Outre l’exploitation de l’or, l’existence de mines d’argent dans les départements voisins du Cantal est aussi documentée pour la période protohistorique : dans le nord-ouest du département de l’Aveyron, de nombreuses mines de plomb argentifères ont été repérées le long de la faille de Villefranche-de-Rouergue, ainsi que des gisements d’étain à l’Ouest de Laguiole (ibid., p. 89 et 92). En ce qui concerne les stannières, Philippe Abraham a documenté des dépôts sablonneux minéralisés exploités par des petits chantiers de lavage d’alluvion (fosses ou tranchées) et le mode opératoire a pu être mis en lumière, notamment grâce à des analyses géochimiques qui ont permis de localiser les aires de préparations mécaniques aux mines de « La Boule » et de « Grandval » (Abraham 2000).
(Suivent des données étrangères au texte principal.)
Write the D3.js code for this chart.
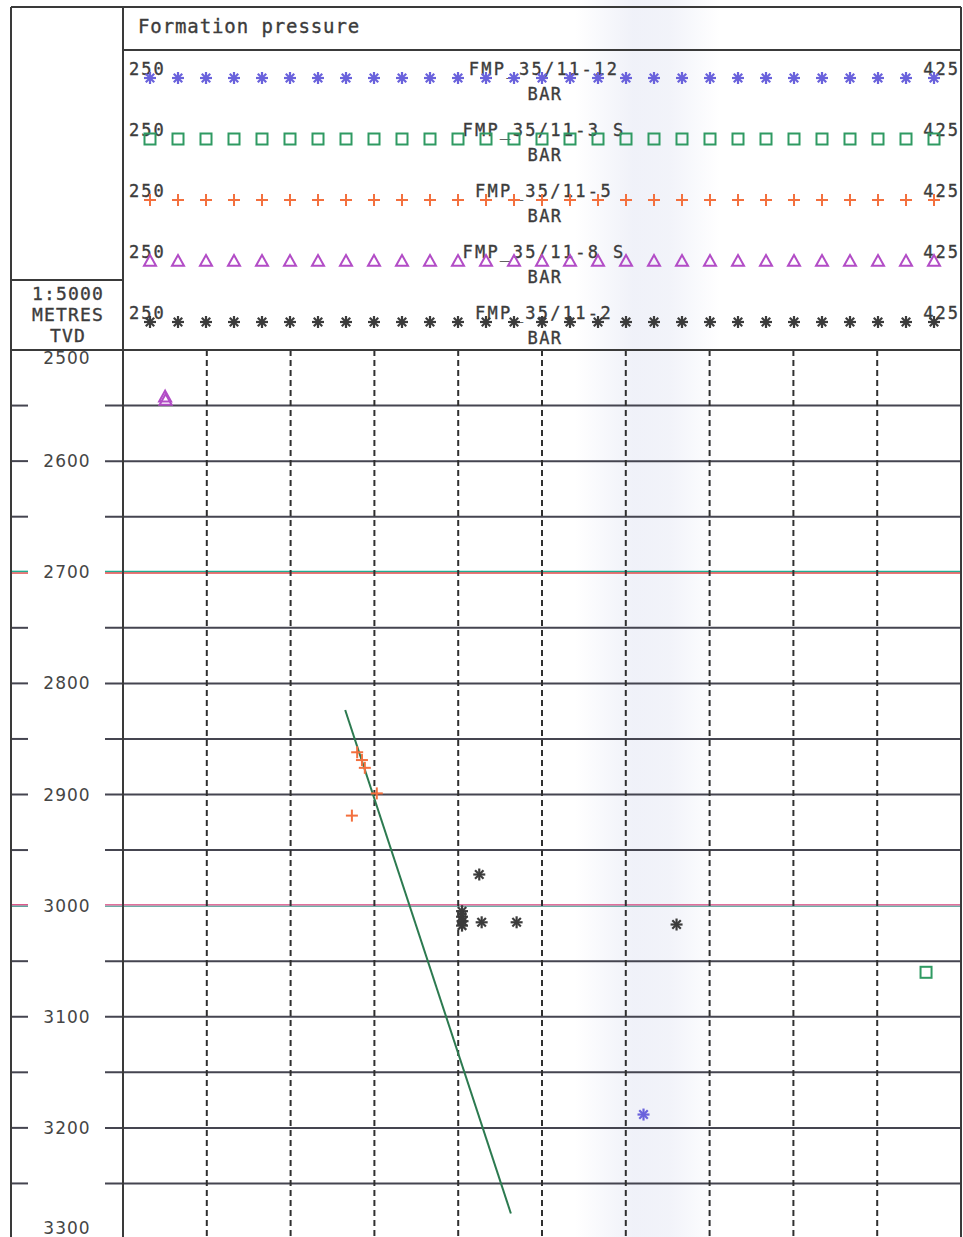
<!DOCTYPE html>
<html>
<head>
<meta charset="utf-8">
<script src="https://cdn.jsdelivr.net/npm/d3@7"></script>
<style>
  html, body { margin: 0; padding: 0; background: #ffffff; }
  svg { display: block; }
  .mono { font-family: "DejaVu Sans Mono", monospace; fill: #3c3c3c; stroke: #3c3c3c; stroke-width: 0.35; }
  .axis { font-family: "DejaVu Sans", sans-serif; fill: #454545; }
</style>
</head>
<body>
<svg id="chart" width="963" height="1237"></svg>
<script>
// ---------------- data ----------------
const titleText = "Formation pressure";
const scaleText = ["1:5000", "METRES", "TVD"];
const pressureDomain = [250, 425];            // BAR
const depthDomain = [2500, 3300];             // metres TVD
const depthLabels = [2500, 2600, 2700, 2800, 2900, 3000, 3100, 3200, 3300];
const depthGrid = [2550, 2600, 2650, 2700, 2750, 2800, 2850, 2900, 2950, 3000, 3050, 3100, 3150, 3200, 3250];
const pressureGrid = [267.5, 285, 302.5, 320, 337.5, 355, 372.5, 390, 407.5];
const unitLabel = "BAR";

const wellNames = ["FMP_35/11-12", "FMP_35/11-3 S", "FMP_35/11-5", "FMP_35/11-8 S", "FMP_35/11-2"];
const wellSymbols = ["asterisk", "square", "plus", "triangle", "asterisk"];
const wellColors = ["#6a62dc", "#2f9a62", "#f3703e", "#b24cc6", "#3c3c3c"];

const well12 = [{p: 358.7, d: 3188}];
const well3S = [{p: 417.7, d: 3060}];
const well5 = [
  {p: 298.9, d: 2862}, {p: 299.9, d: 2869}, {p: 300.5, d: 2876},
  {p: 303.0, d: 2899}, {p: 297.8, d: 2919}
];
const well8S = [{p: 258.8, d: 2542}, {p: 258.9, d: 2545}];
const well2 = [
  {p: 324.4, d: 2972}, {p: 320.8, d: 3005}, {p: 320.8, d: 3010},
  {p: 320.9, d: 3014}, {p: 320.8, d: 3018}, {p: 324.9, d: 3015},
  {p: 332.2, d: 3015}, {p: 365.6, d: 3017}
];
const wellData = [well12, well3S, well5, well8S, well2];
const trendLine = [{p: 296.4, d: 2824}, {p: 331.0, d: 3277}];
const legendMarkerCount = 29;

// ---------------- layout ----------------
const svg = d3.select("#chart");
const frameL = 11, frameR = 961, frameT = 7, colX = 123;
const titleB = 50, legendB = 350, scaleBoxT = 280;
const plotBottom = 1239;
const lineCol = "#454550";

const x = d3.scaleLinear().domain(pressureDomain).range([colX, frameR]);
const y = d3.scaleLinear().domain(depthDomain).range([legendB, plotBottom]);

// background scan band
const defs = svg.append("defs");
const grad = defs.append("linearGradient").attr("id", "band");
grad.append("stop").attr("offset", "0%").attr("stop-color", "#eceef7").attr("stop-opacity", 0);
grad.append("stop").attr("offset", "40%").attr("stop-color", "#eceef7").attr("stop-opacity", 0.8);
grad.append("stop").attr("offset", "65%").attr("stop-color", "#eceef7").attr("stop-opacity", 0.7);
grad.append("stop").attr("offset", "100%").attr("stop-color", "#eceef7").attr("stop-opacity", 0);
svg.append("rect").attr("x", 575).attr("y", 0).attr("width", 145).attr("height", 1237).attr("fill", "url(#band)");

defs.append("clipPath").attr("id", "plotclip")
  .append("rect").attr("x", 0).attr("y", legendB + 1).attr("width", 963).attr("height", 1237 - legendB);

// ---------------- symbols ----------------
function drawSymbol(g, type, cx, cy, color, s) {
  s = s || 6;
  if (type === "asterisk") {
    [0, 45, 90, 135].forEach(a => {
      const r = a * Math.PI / 180;
      g.append("line")
        .attr("x1", cx - s * Math.cos(r)).attr("y1", cy - s * Math.sin(r))
        .attr("x2", cx + s * Math.cos(r)).attr("y2", cy + s * Math.sin(r))
        .attr("stroke", color).attr("stroke-width", 2.2);
    });
  } else if (type === "square") {
    g.append("rect").attr("x", cx - s + 0.5).attr("y", cy - s + 0.5)
      .attr("width", 2 * s - 1).attr("height", 2 * s - 1)
      .attr("fill", "none").attr("stroke", color).attr("stroke-width", 2);
  } else if (type === "plus") {
    g.append("line").attr("x1", cx - s).attr("y1", cy).attr("x2", cx + s).attr("y2", cy)
      .attr("stroke", color).attr("stroke-width", 2);
    g.append("line").attr("x1", cx).attr("y1", cy - s).attr("x2", cx).attr("y2", cy + s)
      .attr("stroke", color).attr("stroke-width", 2);
  } else if (type === "triangle") {
    g.append("path")
      .attr("d", `M${cx},${cy - s}L${cx + s},${cy + s * 0.8}L${cx - s},${cy + s * 0.8}Z`)
      .attr("fill", "none").attr("stroke", color).attr("stroke-width", 2);
  }
}

// ---------------- grid ----------------
const grid = svg.append("g");
function hline(x1, x2, yy, color, w) {
  grid.append("line").attr("x1", x1).attr("x2", x2).attr("y1", yy).attr("y2", yy)
    .attr("stroke", color).attr("stroke-width", w);
}
depthGrid.forEach(d => {
  const yy = y(d);
  [[frameL, 28], [105, frameR]].forEach(([a, b]) => {
    if (d === 2700) {
      hline(a, b, yy - 0.8, "#1fae92", 1.6);
      hline(a, b, yy + 0.8, "#e04a4a", 1.4);
    } else if (d === 3000) {
      hline(a, b, yy - 0.8, "#d8407c", 1.4);
      hline(a, b, yy + 0.6, "#40908a", 1.2);
    } else {
      hline(a, b, yy, lineCol, 2);
    }
  });
});
pressureGrid.forEach(p => {
  grid.append("line").attr("x1", x(p)).attr("x2", x(p)).attr("y1", legendB).attr("y2", 1237)
    .attr("stroke", "#303030").attr("stroke-width", 2).attr("stroke-dasharray", "6,4");
});

// depth labels
const labG = svg.append("g").attr("clip-path", "url(#plotclip)");
depthLabels.forEach(d => {
  const yy = Math.max(y(depthDomain[0]) + 8, Math.min(y(depthDomain[1]) - 11, y(d)));
  labG.append("text").attr("class", "axis").attr("x", 67).attr("y", yy)
    .attr("text-anchor", "middle").attr("dominant-baseline", "central")
    .attr("font-size", 17).attr("letter-spacing", 1)
    .attr("fill", d === 2700 ? "#2a6f6a" : "#454545")
    .text(d);
});

// ---------------- frame ----------------
const frame = svg.append("g").attr("stroke", "#3a3a3a").attr("stroke-width", 2).attr("fill", "none");
frame.append("line").attr("x1", frameL).attr("x2", frameR).attr("y1", frameT).attr("y2", frameT);
frame.append("line").attr("x1", frameL).attr("x2", frameL).attr("y1", frameT).attr("y2", 1237);
frame.append("line").attr("x1", frameR).attr("x2", frameR).attr("y1", frameT).attr("y2", 1237);
frame.append("line").attr("x1", colX).attr("x2", colX).attr("y1", frameT).attr("y2", 1237);
frame.append("line").attr("x1", colX).attr("x2", frameR).attr("y1", titleB).attr("y2", titleB);
frame.append("line").attr("x1", frameL).attr("x2", frameR).attr("y1", legendB).attr("y2", legendB);
frame.append("line").attr("x1", frameL).attr("x2", colX).attr("y1", scaleBoxT).attr("y2", scaleBoxT);

// title
svg.append("text").attr("class", "mono").attr("x", 138).attr("y", 33)
  .attr("font-size", 19).attr("letter-spacing", 0.9).text(titleText);

// scale box
scaleText.forEach((t, i) => {
  svg.append("text").attr("class", "mono").attr("x", 68).attr("y", 300 + i * 21)
    .attr("text-anchor", "middle").attr("font-size", 18).attr("letter-spacing", 1.2).text(t);
});

// ---------------- legend ----------------
const legendXs = d3.range(legendMarkerCount).map(i => 150 + i * (934 - 150) / (legendMarkerCount - 1));
const midX = (x.range()[0] + x.range()[1]) / 2;
wellNames.forEach((name, i) => {
  const cy = 78 + i * 61;
  const g = svg.append("g");
  g.append("text").attr("class", "mono").attr("x", 129).attr("y", cy - 3)
    .attr("font-size", 17).attr("letter-spacing", 2.0).text(pressureDomain[0]);
  g.append("text").attr("class", "mono").attr("x", 960).attr("y", cy - 3)
    .attr("text-anchor", "end").attr("font-size", 17).attr("letter-spacing", 2.0).text(pressureDomain[1]);
  g.append("text").attr("class", "mono").attr("x", midX + 2).attr("y", cy - 3)
    .attr("text-anchor", "middle").attr("font-size", 17).attr("letter-spacing", 2.3).text(name);
  g.append("text").attr("class", "mono").attr("x", midX + 3).attr("y", cy + 22)
    .attr("text-anchor", "middle").attr("font-size", 17).attr("letter-spacing", 1.5).text(unitLabel);
  legendXs.forEach(lx => drawSymbol(g, wellSymbols[i], lx, cy, wellColors[i], 6));
});

// ---------------- data ----------------
const dataG = svg.append("g").attr("clip-path", "url(#plotclip)");
dataG.append("path")
  .attr("d", d3.line().x(d => x(d.p)).y(d => y(d.d))(trendLine))
  .attr("stroke", "#2c7a50").attr("stroke-width", 2).attr("fill", "none");
wellData.forEach((arr, i) => {
  arr.forEach(pt => drawSymbol(dataG, wellSymbols[i], x(pt.p), y(pt.d), wellColors[i], 6));
});
</script>
</body>
</html>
Des datations 14C ont permis d’apporter les premiers jalons chronologiques de ces exploitations. Une datation calibrée atteste ainsi d’une phase d’activité dès le Bronze final (1390-1025 avant notre ère), et plusieurs dates pointent l’ensemble de l’âge du Fer (Cauuet 2013, p. 89).
V – Conclusion
L’objectif de cet article était de présenter un tour d’horizon du potentiel en minerais dans le Cantal. Ce dernier est réel, et nous avons pu voir que le département est riche de gisements aurifères et argentifères, à l’image de bon nombre de département du Massif central. Quant aux données archéologiques aujourd’hui disponibles, il faut souligner qu’elles étaient encore bien maigres il y a encore 10 ans, mais qu’une nouvelle dynamique de recherche a été enclenchée, livrant déjà son lot de données inédites permettant de revoir la question des exploitations protohistoriques. S’il n’est plus exclu que de l’or mais aussi de l’argent ont pu être extraits du sous-sol cantalien à la fin du Second âge du Fer au moins, il reste encore à déterminer les modalités de ces exploitations, mais aussi l’histoire de ces mines. En effet, dans certains cas, leur genèse est antérieure à l’âge du Fer ; ailleurs elle est attestée au cours du Premier âge du Fer, mais ces travaux anciens sont encore mal connus. Enfin, il reste à définir quelle place ont pu avoir ces productions dans l’économie protohistorique, en particulier dans l’économie arverne.